Harjo spoke to a spellbound audience at the Alabama Writers’ Hall of Fame at the University of Alabama’s Bryant Conference Center in Tuscaloosa on March 7. The event was put on by the Alabama Center for the Book and the Alabama Writers’ Forum of which Dr. Deidra Suwanee Dees is a member.
Harjo, who served three terms as the Poet Laureate of the United States from 2019-2022, recounted the endurance and steadfastness of Menawa. He and her other Mvskoke ancestors overcame hardships consigned upon them under the tragic forced Removal of Indigenous peoples from the American southeast to present-day Oklahoma. This wholesale Removal was initiated by the United States government to “relieve the whole State of Mississippi and the western part of Alabama of Indian occupancy…” said President Andrew Jackson, author of the Indian Removal Act of 1830. “It will separate the Indians from immediate contact with settlements of whites.”
After almost 200 years, Harjo returned to the land where her ancestors were removed, not as an exile, but as a distinguished author who wrote about this horrible stain on American history in her acclaimed book, “An American Sunrise.”
Harjo was inducted with seven other inductees including Ace Atkins, Frye Gaillard, Janice Harrington, Robert McCammon, Dr. Sue Walker, C. Eric Lincoln and Brad Watson (the latter two posthumously).
Dees attended the event with Carrie Martin, both of whom are Atmore residents.
Martin, a Poarch Band of Creek Indians Tribal Citizen, said, “I really enjoyed listening to the inductees share about how they got to where they are; their struggles to become writers. I did not realize we have so many people in the state that are writers and have books published.”
One inductee pointedly stood out.
“I could relate to Joy Harjo about being of Native American heritage,” Martin said. “Listening to her share her story, I made comparisons to what Poarch Creek has gone through.
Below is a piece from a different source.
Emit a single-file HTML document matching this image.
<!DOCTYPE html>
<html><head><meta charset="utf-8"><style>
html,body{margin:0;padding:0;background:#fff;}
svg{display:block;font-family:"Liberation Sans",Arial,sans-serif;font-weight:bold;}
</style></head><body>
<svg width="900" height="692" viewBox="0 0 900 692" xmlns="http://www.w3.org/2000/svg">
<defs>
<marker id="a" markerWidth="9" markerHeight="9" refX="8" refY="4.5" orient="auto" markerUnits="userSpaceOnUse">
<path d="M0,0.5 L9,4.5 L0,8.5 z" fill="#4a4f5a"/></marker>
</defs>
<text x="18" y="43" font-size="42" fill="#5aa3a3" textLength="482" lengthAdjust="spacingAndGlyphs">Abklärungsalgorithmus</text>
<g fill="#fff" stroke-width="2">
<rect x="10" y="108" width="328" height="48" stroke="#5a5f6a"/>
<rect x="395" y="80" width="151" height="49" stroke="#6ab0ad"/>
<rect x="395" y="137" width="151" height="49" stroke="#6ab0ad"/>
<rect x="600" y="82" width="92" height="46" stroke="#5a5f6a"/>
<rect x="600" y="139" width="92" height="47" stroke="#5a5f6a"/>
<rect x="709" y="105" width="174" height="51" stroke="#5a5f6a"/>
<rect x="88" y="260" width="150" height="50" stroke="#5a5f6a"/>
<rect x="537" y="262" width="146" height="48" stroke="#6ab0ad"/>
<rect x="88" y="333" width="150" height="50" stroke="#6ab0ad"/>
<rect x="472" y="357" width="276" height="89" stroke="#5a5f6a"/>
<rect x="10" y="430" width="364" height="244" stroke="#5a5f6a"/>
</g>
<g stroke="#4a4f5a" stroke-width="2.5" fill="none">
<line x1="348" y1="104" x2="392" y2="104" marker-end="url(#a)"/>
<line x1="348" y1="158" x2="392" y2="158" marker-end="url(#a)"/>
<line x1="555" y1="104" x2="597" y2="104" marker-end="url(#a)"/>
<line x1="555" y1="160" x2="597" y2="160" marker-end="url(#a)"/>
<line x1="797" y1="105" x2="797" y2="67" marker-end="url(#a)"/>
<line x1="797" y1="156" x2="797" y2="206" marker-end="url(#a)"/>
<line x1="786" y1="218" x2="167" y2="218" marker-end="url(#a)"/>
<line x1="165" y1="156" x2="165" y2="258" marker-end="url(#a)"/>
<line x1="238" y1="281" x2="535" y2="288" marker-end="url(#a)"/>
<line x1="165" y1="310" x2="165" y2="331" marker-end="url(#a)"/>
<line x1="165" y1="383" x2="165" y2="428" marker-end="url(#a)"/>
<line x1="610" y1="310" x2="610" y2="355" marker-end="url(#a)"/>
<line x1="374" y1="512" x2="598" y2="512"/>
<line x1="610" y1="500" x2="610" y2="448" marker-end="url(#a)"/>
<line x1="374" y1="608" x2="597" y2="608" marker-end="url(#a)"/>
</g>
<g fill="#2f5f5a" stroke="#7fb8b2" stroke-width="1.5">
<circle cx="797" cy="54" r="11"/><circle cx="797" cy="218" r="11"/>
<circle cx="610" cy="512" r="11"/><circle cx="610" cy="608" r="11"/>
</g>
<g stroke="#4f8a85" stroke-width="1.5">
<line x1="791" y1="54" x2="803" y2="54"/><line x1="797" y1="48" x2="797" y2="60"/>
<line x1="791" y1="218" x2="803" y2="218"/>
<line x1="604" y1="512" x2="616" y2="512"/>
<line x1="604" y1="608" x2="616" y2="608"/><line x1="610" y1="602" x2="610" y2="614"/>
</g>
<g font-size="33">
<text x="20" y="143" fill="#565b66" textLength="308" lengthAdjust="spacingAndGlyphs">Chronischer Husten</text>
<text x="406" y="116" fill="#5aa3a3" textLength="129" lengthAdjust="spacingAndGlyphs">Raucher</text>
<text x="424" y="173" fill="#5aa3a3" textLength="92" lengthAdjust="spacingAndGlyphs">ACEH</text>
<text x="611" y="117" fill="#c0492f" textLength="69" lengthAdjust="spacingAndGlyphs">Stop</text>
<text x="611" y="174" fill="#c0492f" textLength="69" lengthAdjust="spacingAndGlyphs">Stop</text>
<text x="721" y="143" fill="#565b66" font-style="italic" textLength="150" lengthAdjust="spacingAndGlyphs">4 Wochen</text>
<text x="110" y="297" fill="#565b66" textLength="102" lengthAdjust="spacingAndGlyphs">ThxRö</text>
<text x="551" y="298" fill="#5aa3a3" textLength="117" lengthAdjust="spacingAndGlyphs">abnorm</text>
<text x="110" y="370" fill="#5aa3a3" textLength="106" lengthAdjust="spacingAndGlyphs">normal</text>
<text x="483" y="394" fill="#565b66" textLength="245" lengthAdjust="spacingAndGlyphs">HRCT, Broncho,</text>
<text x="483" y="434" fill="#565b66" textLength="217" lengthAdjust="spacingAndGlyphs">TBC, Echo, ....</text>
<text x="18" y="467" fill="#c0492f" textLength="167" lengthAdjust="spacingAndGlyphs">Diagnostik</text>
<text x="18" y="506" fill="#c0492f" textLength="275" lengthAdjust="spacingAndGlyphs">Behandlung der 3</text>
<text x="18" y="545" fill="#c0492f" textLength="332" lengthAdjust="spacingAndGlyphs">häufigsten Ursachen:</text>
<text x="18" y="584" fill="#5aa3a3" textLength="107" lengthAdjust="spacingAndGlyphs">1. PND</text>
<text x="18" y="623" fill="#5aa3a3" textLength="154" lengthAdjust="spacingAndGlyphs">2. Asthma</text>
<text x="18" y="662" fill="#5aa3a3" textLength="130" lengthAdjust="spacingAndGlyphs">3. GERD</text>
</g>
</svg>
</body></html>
There were a lot of similarities that also affected Poarch Creek.”
Dees posed for a picture with Harjo and congratulated her on her Award. She told her that her Native American Studies students at the University of South Alabama are reading her work about the Trail of Tears.
“We are studying Removal and students are fully engaged with the subject,” Dees said. “Your exquisite and powerful writings tell the story in a way that no one else can.
“Please accept our heartfelt congratulations on your award,” she added. “You deserve it! Mvto [thank you].”